Some people like to include the support of individuals in the portfolio of their charitable giving. Making a difference to individual lives is one of the most rewarding aspects of philanthropy, and the specific support of individuals among the most satisfying donations.
Supporting individuals might include subsidising doctors from developing countries to train for a year in the UK, or funding young sportspeople—usually those involved in activities in which the donor also has an interest. The provision of scholarships at schools and universities is traditional area of funding, and support of the arts is a frequent focus.
Finding individuals to support
In virtually every case money is not donated directly to individuals without the intervention of an intermediary organisation that helps identify and select potential beneficiaries and monitors how the money is spent and accounted for. In some cases the donor will have no influence on the recipient, but in other cases the donor may be provided with a list of possibilities and able to choose a project that fires his or her imagination. In a few cases the donor may initiate the process and help select recipients, as a panel member
Some cultural organisations, usually in the performing arts, encourage the involvement of individual donors by associating them with the training of young artists or the support of established musicians – whether singers or players. Examples include the Chair Sponsorship scheme at the Orchestra of the Age of Enlightenment, which links donors, individual players and the orchestra as a whole, promoting strong networks between donors who enjoy sharing a passion for the orchestra and the music it performs.
Some donors may never meet the beneficiaries of their philanthropy. There is the example of child sponsorship schemes, such as that run by ActionAid, in which the money given is pooled for the benefit of the community as a whole, and the child is essentially an ambassador or representative of that community.

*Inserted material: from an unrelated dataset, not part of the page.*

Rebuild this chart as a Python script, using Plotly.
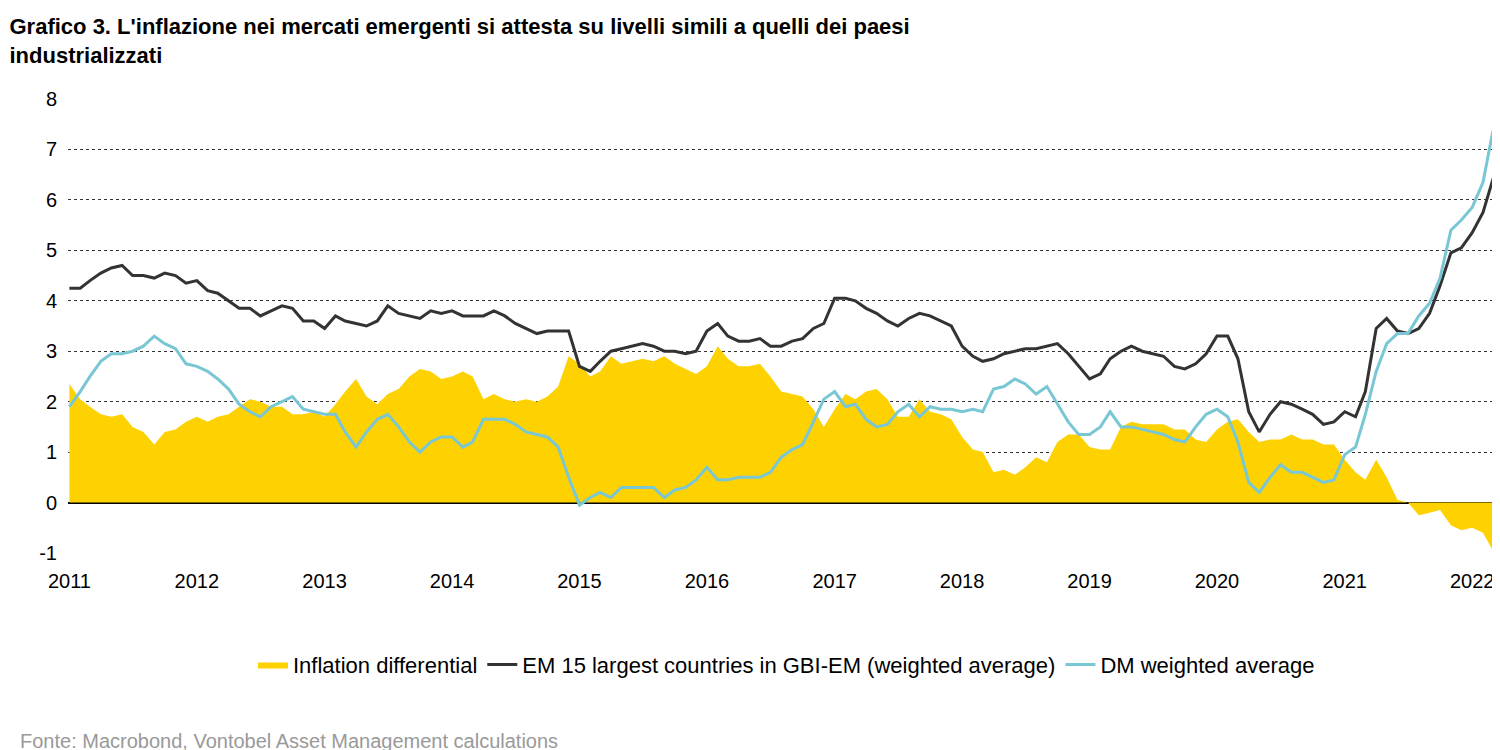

Supporting individual enterprise
Another way to change the lives not only of individuals but also of whole communities is to support social entrepreneurs – extraordinary individuals with unprecedented ideas for change in their communities. An example is Ashoka, which identifies and supports Fellows who are ‘practical visionaries’ committed to systemic social change in their field. Such entrepreneurs provide new opportunities and better lives for their fellow citizens.
In the UK The Prince’s Trust provides a wide range of opportunities for disadvantaged youngsters. One element is the support of young people through microfinance and associated business expertise. Another example is the website Prowess, a network of organisations and individuals throughout the country who provide financial and non-financial support to disadvantaged women seeking to start their own businesses.
Microfinance, or microcredit, is also seen as a major tool in international development. Programmes provide credit and other financial assistance, as well as business training and networking opportunities, to economically active poor people. Such people typically are outside the banking system and at the mercy of money-lenders who charge exorbitant rates. Average loan sizes from microfinance organisations are small (sometimes as little as £50) and repayment rates as high as 97%. Most clients are women. Such loans create jobs and, crucially, help people to help themselves. Many international NGOs have such programmes. An example in this field is Opportunity International.
For nearly every profession there is an associated benevolent fund that provides help to individuals who have fallen on hard times. Such funds may be supported by those who have done well in the profession, such as the law (e.g., the Barristers’ Benevolent Association), or by those who have enjoyed the pleasure of the sport (e.g., the Injured Jockeys Fund) or the art form (e.g., the Musicians Benevolent Fund).